Mais ce dernier, dès son accession à la présidence, a démontré une volonté d'autonomie. Il a largement fait part de son intention de recourir aux appels d'offre internationaux pour renouveler les concessions attribuées jusqu'à présent à des multinationales françaises, dont la plupart arrivent à terme en 2004. Ainsi, pour la construction d'un troisième pont à Abidjan, la Chine est trois fois moins chère que Bouygues, ce qui ne risque pas de faire plaisir à Ouattara, ami de Martin Bouygues. Le 21 mai 2002, soit quelques mois avant le soulèvement du 19 septembre, G.W. Bush annonce que la Côte d'Ivoire est éligible au titre de l'AGOA 14, une loi qui établit des relations commerciales privilégiées entre des pays africains (36 actuellement) et les USA. Même si Jacques Chirac a parlé des escadrons de la mort ivoiriens, il aura fallu que les multinationales françaises soient en difficultés (du fait d'un risque de déstabilisation) pour intervenir en Côte d'Ivoire. Le « black-nazisme » n'a dérangé nos gouvernants que lorsque leur pognon a été menacé. En prime, jouer sur les deux tableaux, en partageant les mises, c'est se donner l'assurance de gagner le jackpot.
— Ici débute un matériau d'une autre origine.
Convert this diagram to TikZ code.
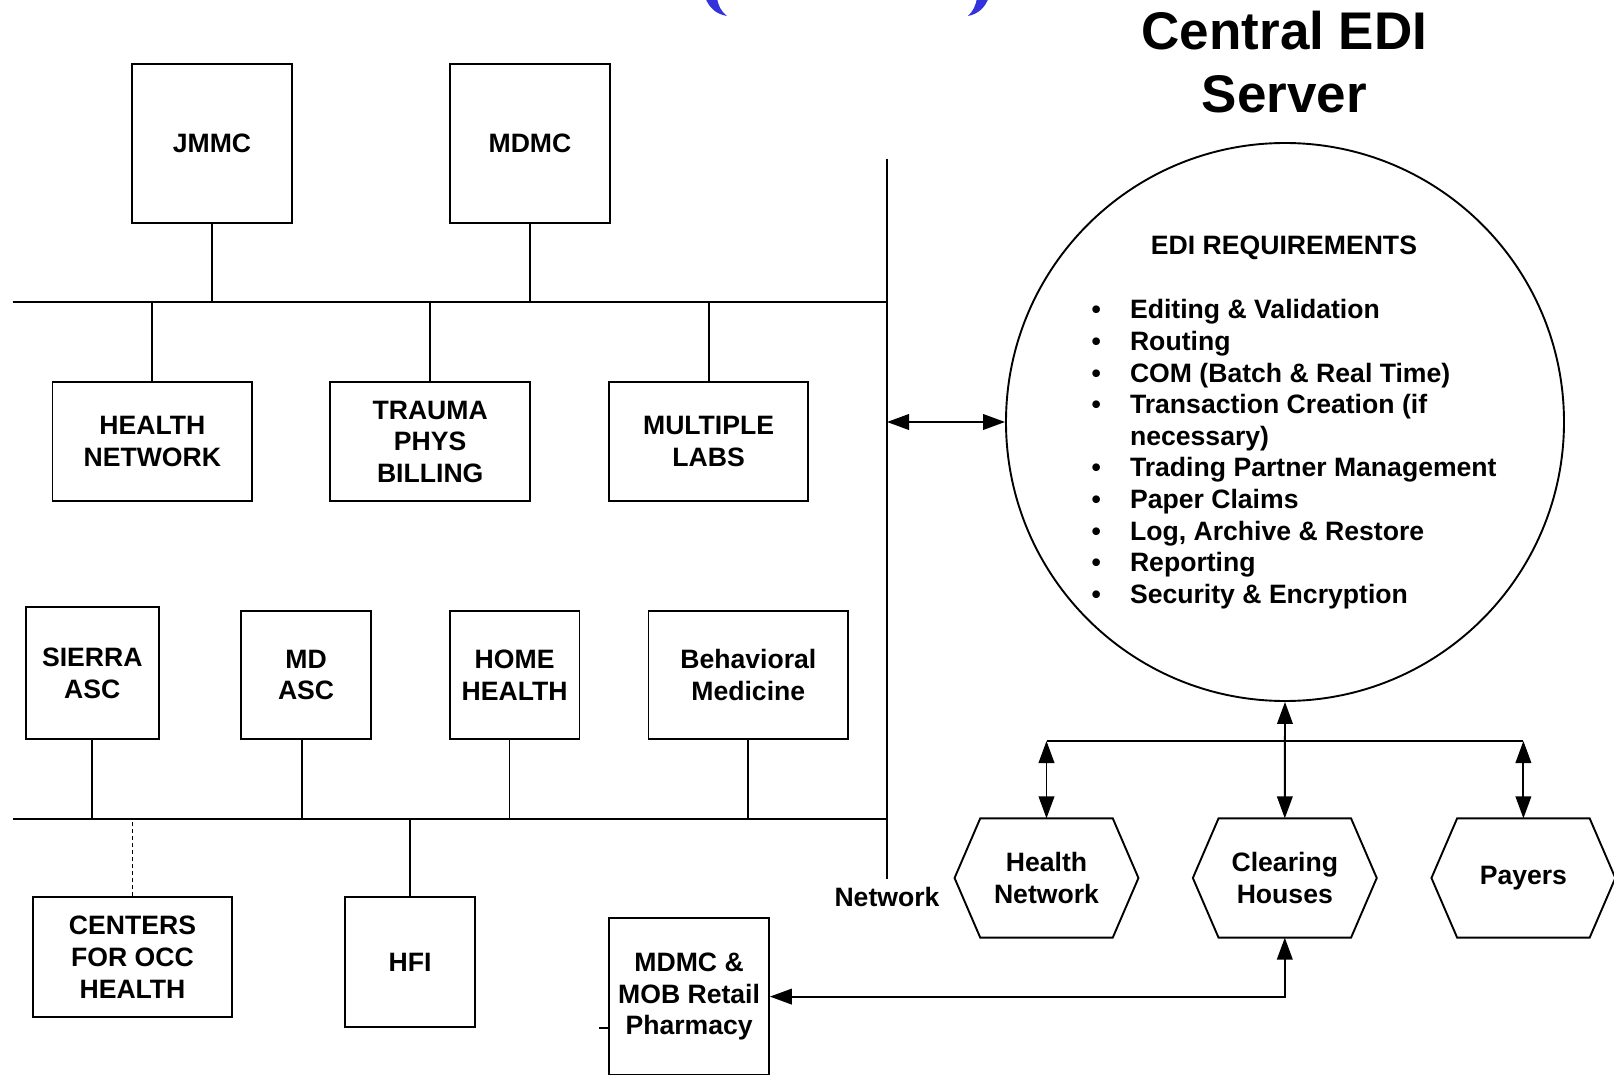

En fin de compte, ce qui déchire la Côte d'Ivoire, outre les ingérences étrangères et les enjeux pécuniaires, c'est un cocktail ancien habituellement trouvable dans les boites de Pandore, à savoir : racisme + nationalisme + religion + injustices sociales et économiques + milices fascistes + armée et gendarmerie + pognon + corruption + état + impérialisme +, etc.
Nul doute qu'égalité, solidarité, justice, liberté, raison, antimilitarisme, athéisme, etc. sont autant de pistes à conjuguer radicalement pour une paix véritable et durable en Côte d'Ivoire... et ailleurs.